There were a host of other cases where ship operators were abusing Tanzania’s slip-shod law enforcement (and such cases persist). “We cannot allow the name of our country to be tarnished by individuals pursuing their selfish interests,” President Magufuli said at the time.
However, Tanzania is apparently back to registering foreign-owned ships. The Al Maha, whose chief engineer has been unpaid for seven years, was re-registered in Tanzania for a four-year period as recently as December 2021.
“I’m disappointed that Tanzania doesn't feel it needs to do anything in response to continuous abandonment problems with ships flying its flag,” said Trowsdale. “They are concerned for their reputation over stories about smuggling, but seem to show no concern for human rights abuses. There were six cases of abandonment for Tanzanian flagged vessels in 2020, four in 2021, and five so far in 2022.”
Whether or not its current leaders care to repair Tanzania’s reputation on the high seas, the effective regulation of ship owners remains problematic. Tanzania was formed by the merger of two newly independent countries in the 1960s. Tanganyika on mainland Africa joined with the islands of Zanzibar just off its coast. However, Zanzibar remains semi-autonomous. This history means the country has two ships’ registries. Mainland Tanzania has a closed registry (it only registers ships of Tanzanian ownership, largely crewed by Tanzanians) while Zanzibar has an international registry open to any ship operator prepared to pay the fee.

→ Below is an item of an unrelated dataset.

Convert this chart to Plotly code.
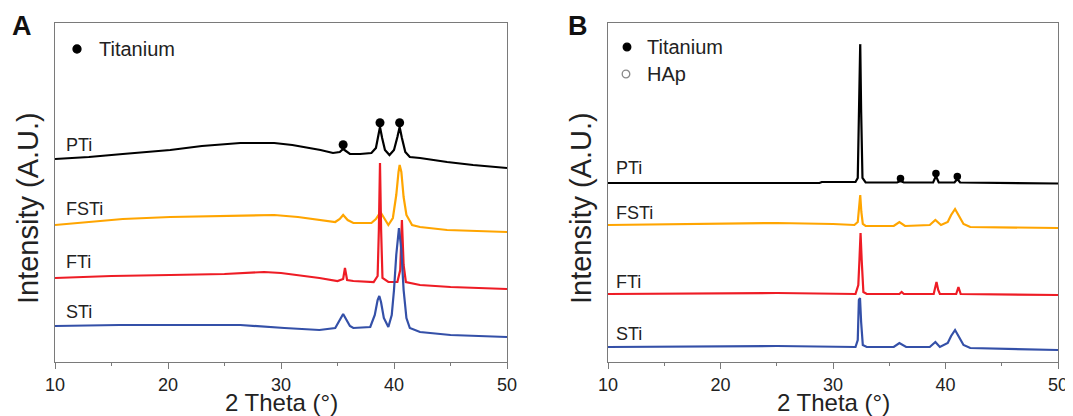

The Republic of Tanzania has ratified conventions such as the MLC, but it is the semi-autonomous region of Zanzibar which operates the open registry under the Zanzibar Maritime Authority. Communication between the two seems limited and that makes effective enforcement impossible. Research from the World Maritime University in Sweden recommends that Tanzania clarifies its laws in this area before it can hope to have an effective maritime administration.
“As in this case, it is ITF’s experience that the Tanzanian Flag does not take action when it receives requests relating to seafarer welfare, despite its commitment to the MLC,” said Trowsdale. “Our view is that a country should not operate an open registry unless it has the capacity to enforce basic labour rules on the ships it registers. A case like that of Abdul Naser Saleh would never have happened were it not for the Flag of Convenience (FOC) system. We call on Tanzania, and all FOCs, to live up to their responsibilities.”
The 1982 UN Convention on the Law of the Sea says there must be a genuine link between a ship owner and the country where the ship is registered. This is also the ITF’s policy. The practice of some countries to operate open registers (Flags of Convenience) where they register a ship for a fee but do little or nothing to meet their obligations under international law, has caused untold suffering to seafarers. Until the system is changed, ship’s crews will continue to be exploited by unscrupulous operators.